Texas, Antarctica Were Once Joined in a Supercontinent: Scientists
An international team of scientists found strong evidence that parts of North America and East Antarctica were once joined in a supercontinent called Rodinia about 1.1 billion years ago, long before Pangaea.
"I can go to the Franklin Mountains in West Texas and stand next to what was once part of Coast Land in Antarctica," said Staci Loewy, a geochemist at California State University, Bakersfield, who led the study. "That's so amazing."
Loewy and her colleagues found that rocks collected from both locations have the exact composition of lead isotopes. Earlier analyses revealed that the rocks were the exact same age and have identical chemical and geologic properties.
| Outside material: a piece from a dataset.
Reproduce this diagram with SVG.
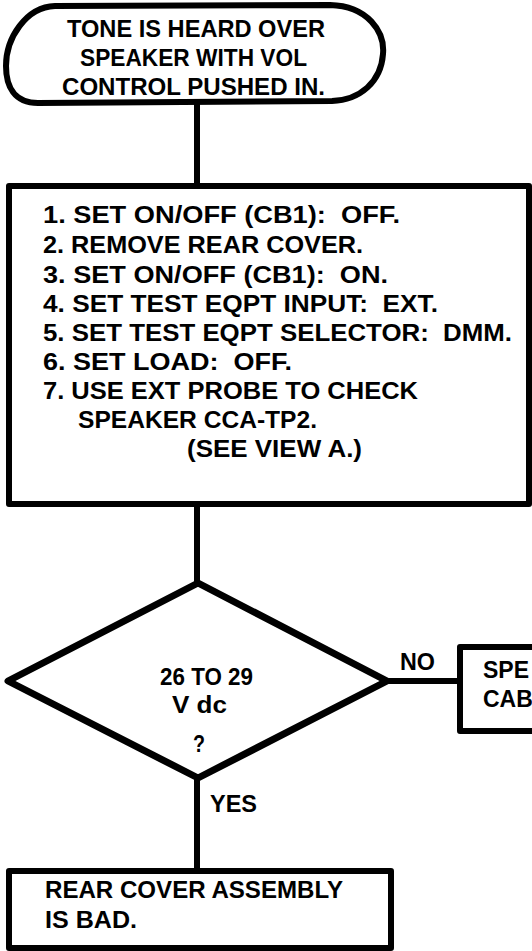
<svg xmlns="http://www.w3.org/2000/svg" width="532" height="951" viewBox="0 0 532 951" xml:space="preserve">
<style>
.shape{fill:#fff;stroke:#000;stroke-width:6;stroke-linejoin:round}
.conn{stroke:#000;stroke-width:6;fill:none}
text{font-family:"Liberation Sans",Arial,Helvetica,sans-serif;font-weight:bold;fill:#000;white-space:pre}
.t22{font-size:23px}
.t23{font-size:24px}
</style>
<rect width="532" height="951" fill="#fff"/>
<g id="connectors">
<line class="conn" x1="197" y1="103" x2="197" y2="186"/>
<line class="conn" x1="197" y1="504" x2="197" y2="583"/>
<line class="conn" x1="387" y1="681" x2="460" y2="681"/>
<line class="conn" x1="197" y1="778" x2="197" y2="871"/>
<text class="t22" x="400" y="670" textLength="35" lengthAdjust="spacingAndGlyphs">NO</text>
<text class="t22" x="210" y="812" textLength="47" lengthAdjust="spacingAndGlyphs">YES</text>
</g>
<g id="start">
<path class="shape" d="M55,6 L330,5 C368,6 385,32 383,54 C381,82 360,100 332,101 L38,103 C14,103 6,86 6,66 C6,38 26,7 55,6 Z"/>
<text class="t23" x="67" y="37" textLength="258" lengthAdjust="spacingAndGlyphs">TONE IS HEARD OVER</text>
<text class="t23" x="80" y="66" textLength="227" lengthAdjust="spacingAndGlyphs">SPEAKER WITH VOL</text>
<text class="t23" x="62" y="95" textLength="263" lengthAdjust="spacingAndGlyphs">CONTROL PUSHED IN.</text>
</g>
<g id="steps">
<rect class="shape" x="9" y="186" width="520" height="318"/>
<text class="t22" x="43" y="223" textLength="357" lengthAdjust="spacingAndGlyphs">1. SET ON/OFF (CB1):  OFF.</text>
<text class="t22" x="43" y="253" textLength="320" lengthAdjust="spacingAndGlyphs">2. REMOVE REAR COVER.</text>
<text class="t22" x="43" y="283" textLength="345" lengthAdjust="spacingAndGlyphs">3. SET ON/OFF (CB1):  ON.</text>
<text class="t22" x="43" y="312" textLength="395" lengthAdjust="spacingAndGlyphs">4. SET TEST EQPT INPUT:  EXT.</text>
<text class="t22" x="43" y="341" textLength="469" lengthAdjust="spacingAndGlyphs">5. SET TEST EQPT SELECTOR:  DMM.</text>
<text class="t22" x="43" y="370" textLength="249" lengthAdjust="spacingAndGlyphs">6. SET LOAD:  OFF.</text>
<text class="t22" x="43" y="399" textLength="375" lengthAdjust="spacingAndGlyphs">7. USE EXT PROBE TO CHECK</text>
<text class="t22" x="78" y="428" textLength="239" lengthAdjust="spacingAndGlyphs">SPEAKER CCA-TP2.</text>
<text class="t22" x="187" y="457" textLength="175" lengthAdjust="spacingAndGlyphs">(SEE VIEW A.)</text>
</g>
<g id="decision">
<path class="shape" d="M198,583 L387,681 L198,778 L8,681 Z" style="stroke-width:7"/>
<text class="t22" x="160" y="685" textLength="93" lengthAdjust="spacingAndGlyphs">26 TO 29</text>
<text class="t22" x="172" y="713" textLength="55" lengthAdjust="spacingAndGlyphs">V dc</text>
<text class="t22" x="193" y="752" textLength="12" lengthAdjust="spacingAndGlyphs">?</text>
</g>
<g id="no-result">
<rect class="shape" x="460" y="647" width="100" height="84"/>
<text class="t22" x="483" y="678">SPE</text>
<text class="t22" x="483" y="707">CAB</text>
</g>
<g id="yes-result">
<rect class="shape" x="9" y="871" width="382" height="77"/>
<text class="t22" x="45" y="898" textLength="298" lengthAdjust="spacingAndGlyphs">REAR COVER ASSEMBLY</text>
<text class="t22" x="45" y="928" textLength="92" lengthAdjust="spacingAndGlyphs">IS BAD.</text>
</g>
</svg>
The work is published online in the September issue of the journal Geology.
It adds strength to support the so-called "SWEAT" hypothesis, which suggests that ancestral North America and East Antarctica were joined in an earlier supercontinent called Rodinia.
The Geology Society of America issued a press release on the study in which it stated that the approximately 1.1 billion-year-old North American Mid-continent Rift System extends across the continent from the Great Lakes to Texas.
The rift extends in the subsurface beneath Minnesota, Iowa, Nebraska, Kansas and Oklahoma to the Franklin Mountains near El Paso, Texas, where related rocks are exposed, according to the release.